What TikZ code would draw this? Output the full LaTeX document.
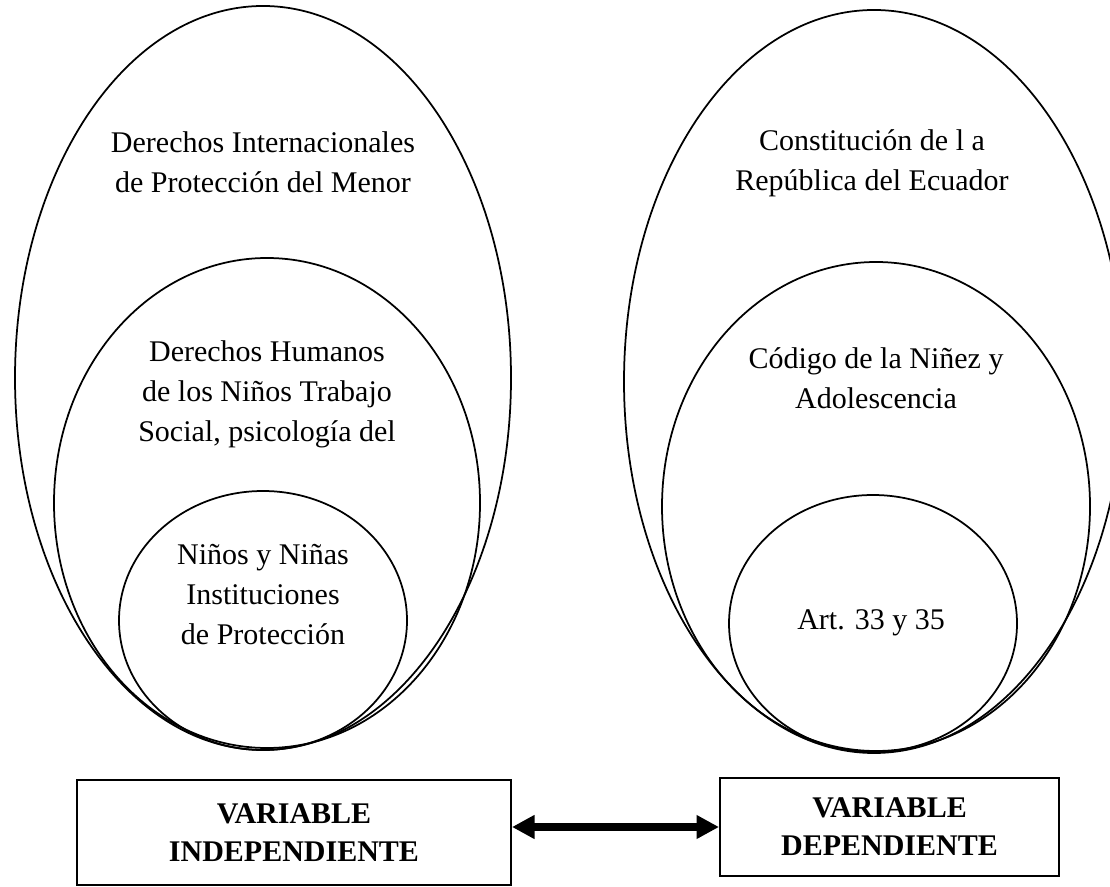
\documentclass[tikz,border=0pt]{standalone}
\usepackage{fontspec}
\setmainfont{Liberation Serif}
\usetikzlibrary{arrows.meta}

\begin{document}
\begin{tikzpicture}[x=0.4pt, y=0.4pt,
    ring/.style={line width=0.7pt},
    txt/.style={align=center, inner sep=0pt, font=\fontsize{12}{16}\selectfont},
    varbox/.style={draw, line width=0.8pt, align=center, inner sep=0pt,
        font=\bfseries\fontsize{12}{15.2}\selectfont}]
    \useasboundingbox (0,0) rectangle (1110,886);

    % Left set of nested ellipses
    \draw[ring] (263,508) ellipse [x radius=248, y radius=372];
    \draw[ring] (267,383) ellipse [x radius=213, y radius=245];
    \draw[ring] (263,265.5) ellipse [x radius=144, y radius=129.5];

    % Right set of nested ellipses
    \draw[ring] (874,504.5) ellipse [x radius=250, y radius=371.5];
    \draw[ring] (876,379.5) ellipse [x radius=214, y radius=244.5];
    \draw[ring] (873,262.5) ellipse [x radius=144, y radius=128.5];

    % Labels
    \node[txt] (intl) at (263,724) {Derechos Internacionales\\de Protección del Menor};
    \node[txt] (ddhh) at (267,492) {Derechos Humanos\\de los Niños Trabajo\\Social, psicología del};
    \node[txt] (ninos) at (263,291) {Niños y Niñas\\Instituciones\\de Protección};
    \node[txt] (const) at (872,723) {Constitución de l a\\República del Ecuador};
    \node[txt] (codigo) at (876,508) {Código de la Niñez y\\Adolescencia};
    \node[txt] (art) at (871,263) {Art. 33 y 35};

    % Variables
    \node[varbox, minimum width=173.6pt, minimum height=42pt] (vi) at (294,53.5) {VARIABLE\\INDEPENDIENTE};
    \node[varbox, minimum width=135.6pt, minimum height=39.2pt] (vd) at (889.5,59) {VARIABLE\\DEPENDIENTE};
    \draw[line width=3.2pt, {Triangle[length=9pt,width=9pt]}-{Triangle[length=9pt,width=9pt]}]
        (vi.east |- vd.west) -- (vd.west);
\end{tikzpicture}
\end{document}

..............................

SHORT TASK: Set down again, exactly, the lines of the material above from its first line to the one with "radius=144, y radius=128.5];", inclusive. Leave the pictures out.

WRITTEN REPLY:
What TikZ code would draw this? Output the full LaTeX document.
\documentclass[tikz,border=0pt]{standalone}
\usepackage{fontspec}
\setmainfont{Liberation Serif}
\usetikzlibrary{arrows.meta}

\begin{document}
\begin{tikzpicture}[x=0.4pt, y=0.4pt,
    ring/.style={line width=0.7pt},
    txt/.style={align=center, inner sep=0pt, font=\fontsize{12}{16}\selectfont},
    varbox/.style={draw, line width=0.8pt, align=center, inner sep=0pt,
        font=\bfseries\fontsize{12}{15.2}\selectfont}]
    \useasboundingbox (0,0) rectangle (1110,886);

    % Left set of nested ellipses
    \draw[ring] (263,508) ellipse [x radius=248, y radius=372];
    \draw[ring] (267,383) ellipse [x radius=213, y radius=245];
    \draw[ring] (263,265.5) ellipse [x radius=144, y radius=129.5];

    % Right set of nested ellipses
    \draw[ring] (874,504.5) ellipse [x radius=250, y radius=371.5];
    \draw[ring] (876,379.5) ellipse [x radius=214, y radius=244.5];
    \draw[ring] (873,262.5) ellipse [x radius=144, y radius=128.5];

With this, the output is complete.